Russia’s conscription of troops is underway: Report

Reports are detailing how Russia is going about conscripting soldiers for its ongoing war with Ukraine. 

This comes after Russian President Vladimir Putin ordered the mobilization of military reserves last week. And, Putin’s speech followed significant losses Russia recently suffered in its ongoing battle with Ukraine.

The Russian losses took place earlier this month in a battle that was carried out in the Kharkiv region. It is reported to have been a massive victory for Ukraine, with some reports suggesting that, in the battle, Russia lost about 10 soldiers for every soldier that Ukraine lost.

Whatever the case may be, it is now clear that Russia is going backward and Ukraine is going forwards.

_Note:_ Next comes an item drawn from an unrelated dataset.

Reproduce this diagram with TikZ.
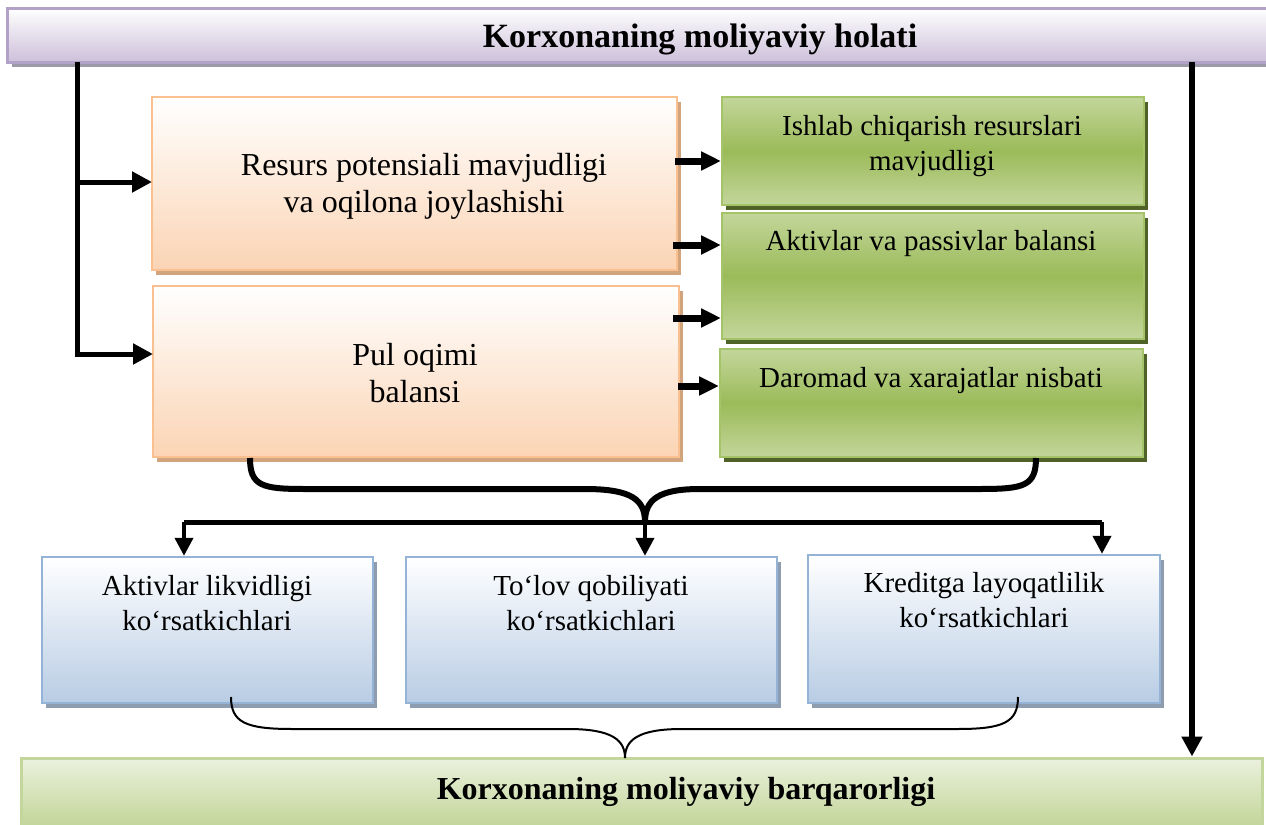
\documentclass[tikz,border=0pt]{standalone}
\usepackage{fontspec}
\setmainfont{Liberation Serif}
\usetikzlibrary{arrows.meta,shadows}

\definecolor{vioBorder}{HTML}{B3A2C7}
\definecolor{vioBot}{HTML}{CCC0DA}
\definecolor{vioShadow}{HTML}{9E99A8}
\definecolor{orBorder}{HTML}{FAC090}
\definecolor{orBot}{HTML}{FBD4B4}
\definecolor{orShadow}{HTML}{D2A47E}
\definecolor{gnLight}{HTML}{C3D69B}
\definecolor{gnMid}{HTML}{9BBB59}
\definecolor{gnBorder}{HTML}{A5C46A}
\definecolor{gnShadow}{HTML}{4F6228}
\definecolor{blBorder}{HTML}{95B3D7}
\definecolor{blBot}{HTML}{B8CCE4}
\definecolor{blShadow}{HTML}{8E9CB0}
\definecolor{lgTop}{HTML}{EBF1DE}
\definecolor{lgBot}{HTML}{C4D79B}
\definecolor{lgBorder}{HTML}{C3D69B}

\tikzset{
  box/.style={rectangle, inner sep=0pt, line width=1pt},
  vbox/.style={box, draw=vioBorder, line width=1.5pt, top color=white, bottom color=vioBot,
    general shadow={fill=vioShadow, shadow xshift=2.5pt, shadow yshift=-2.5pt}},
  obox/.style={box, draw=orBorder, top color=white, bottom color=orBot,
    general shadow={fill=orShadow, shadow xshift=2pt, shadow yshift=-2.5pt}},
  gbox/.style={box, draw=gnBorder, top color=gnLight, bottom color=gnLight, middle color=gnMid,
    general shadow={fill=gnShadow, shadow xshift=2pt, shadow yshift=-2.5pt}},
  bbox/.style={box, draw=blBorder, line width=1.2pt, top color=white, bottom color=blBot,
    general shadow={fill=blShadow, shadow xshift=2pt, shadow yshift=-2.5pt}},
  lbox/.style={box, draw=lgBorder, line width=1.5pt, top color=lgTop, bottom color=lgBot},
  bigtxt/.style={align=center, font=\fontsize{16}{18.5}\selectfont},
  smalltxt/.style={align=center, font=\fontsize{14.5}{17.5}\selectfont},
  toptitle/.style={align=center, font=\fontsize{17}{20}\selectfont\bfseries},
  bottitle/.style={align=center, font=\fontsize{16}{19}\selectfont\bfseries},
  feed/.style={line width=2.5pt, -{Triangle[length=10pt,width=10pt]}},
  side/.style={line width=3.5pt, -{Triangle[length=10pt,width=9pt]}},
  trunk/.style={line width=3pt, -{Triangle[length=10pt,width=10pt]}},
  bracethick/.style={line width=3pt},
  rail/.style={line width=2.5pt},
  drop/.style={line width=2pt, -{Triangle[length=9pt,width=9pt]}},
  bracethin/.style={line width=1pt},
}

\begin{document}
\begin{tikzpicture}[x=0.5pt, y=-0.5pt]
\useasboundingbox (0,0) rectangle (1266,825);

% header and footer banners
\node[vbox, minimum width=640pt, minimum height=27pt] (top) at (647,35) {};
\node[toptitle] (toptxt) at (700,39) {Korxonaning moliyaviy holati};

% left column: potential and cash flow
\node[obox, minimum width=262.5pt, minimum height=86.5pt] (o1) at (414.5,183.5) {};
\node[obox, minimum width=263pt, minimum height=85.5pt] (o2) at (416,371.5) {};
\node[bigtxt] (o1t) at (424,186) {Resurs potensiali mavjudligi\\va oqilona joylashishi};
\node[bigtxt] (o2t) at (415,373) {Pul oqimi\\balansi};

% right column: green indicators
\node[gbox, minimum width=211pt, minimum height=54pt] (g1) at (933,151) {};
\node[gbox, minimum width=211pt, minimum height=63pt] (g2) at (933,276) {};
\node[gbox, minimum width=211.5pt, minimum height=54pt] (g3) at (931.5,403) {};
\node[smalltxt] (g1t) at (932,146) {Ishlab chiqarish resurslari\\mavjudligi};
\node[smalltxt] (g2t) at (931,244) {Aktivlar va passivlar balansi};
\node[smalltxt] (g3t) at (931,381) {Daromad va xarajatlar nisbati};

% lower row: indicator groups
\node[bbox, minimum width=165.5pt, minimum height=73pt] (b1) at (207.5,630) {};
\node[bbox, minimum width=185.5pt, minimum height=73pt] (b2) at (591.5,630) {};
\node[bbox, minimum width=176pt, minimum height=74pt] (b3) at (984,629) {};
\node[smalltxt] (b1t) at (207,603) {Aktivlar likvidligi\\ko‘rsatkichlari};
\node[smalltxt] (b2t) at (591,603) {To‘lov qobiliyati\\ko‘rsatkichlari};
\node[smalltxt] (b3t) at (984,600) {Kreditga layoqatlilik\\ko‘rsatkichlari};

\node[lbox, minimum width=620.5pt, minimum height=32.5pt] (bot) at (641.5,790.5) {};
\node[bottitle] (bottxt) at (686,792) {Korxonaning moliyaviy barqarorligi};

% left feed line into the two left boxes
\coordinate (L0) at (77,62);
\coordinate (o1in) at (152,182);
\coordinate (o2in) at (153,354);
\draw[feed] (L0) |- (o1in);
\draw[feed] (L0) |- (o2in);

% right trunk down to the footer
\coordinate (R0) at (1192,62);
\draw[trunk] (R0) -- (R0 |- bot.north);

% short arrows into the green boxes
\coordinate (a1) at (675,161);
\coordinate (a2) at (673,245);
\coordinate (a3) at (673,318);
\coordinate (a4) at (678,386);
\draw[side] (a1) -- (a1 -| g1.west);
\draw[side] (a2) -- (a2 -| g2.west);
\draw[side] (a3) -- (a3 -| g2.west);
\draw[side] (a4) -- (a4 -| g3.west);

% thick brace joining both columns
\coordinate (J) at (645,522);
\draw[bracethick] (o2.south -| 250,0) .. controls (250,486) and (262,489) .. (305,489)
  -- (585,489) .. controls (632,489) and (645,500) .. (J);
\draw[bracethick] (g3.south -| 1036,0) .. controls (1036,486) and (1024,489) .. (980,489)
  -- (700,489) .. controls (658,489) and (645,500) .. (J);

% distribution rail and drops
\coordinate (D1) at (184,522);
\coordinate (D3) at (1102,522);
\draw[rail] (D1) -- (D3);
\draw[drop] (D1) -- (D1 |- b1.north);
\draw[drop] (J) -- (J |- b2.north);
\draw[drop] (D3) -- (D3 |- b3.north);

% thin brace gathering the indicator groups
\coordinate (T) at (625,758);
\draw[bracethin] (231,697) .. controls (231,722) and (245,729) .. (292,729)
  -- (568,729) .. controls (612,729) and (625,740) .. (T);
\draw[bracethin] (1018,697) .. controls (1018,722) and (1004,729) .. (958,729)
  -- (682,729) .. controls (638,729) and (625,740) .. (T);
\end{tikzpicture}
\end{document}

Russia is said to have lost thousands of square miles of territory due to Ukraine’s counteroffensive.

Putin’s speech

Putin responded to the loss with a speech last Wednesday.

In that speech, Putin did a couple of things: for one, he threatened the use of nuclear weapons, saying, “it’s not a bluff.”

The other thing that Putin did was call for the mobilization of Russia’s army, which will include the conscription of civilian reserves. This is Russia’s first mobilization since World War II.

Reports indicate the conscription is now underway.

The latest

A report from Reuters has provided examples of the way the conscription is being carried out.

The outlet reports:

Russian employees at airlines and airports have started to receive conscription notices after President Vladimir Putin ordered a partial military mobilisation . . . Employees of at least five airlines, including Russian top carrier Aeroflot, and staff at more than 10 airports received notices within a day of Putin ordering the mobilisation, the paper reported.

Quoted sources believe that as much as 50% to 80% of the employees working at such companies could be conscripted. The report details how such companies are complying with the conscription process.

As for how many troops Russia is looking to conscript, the answer, according to Defence Minister Sergei Shoigu, is around 300,000. What this makes clear is that, even though Ukraine is currently on top in the war with Russia, Russia is still not conceding.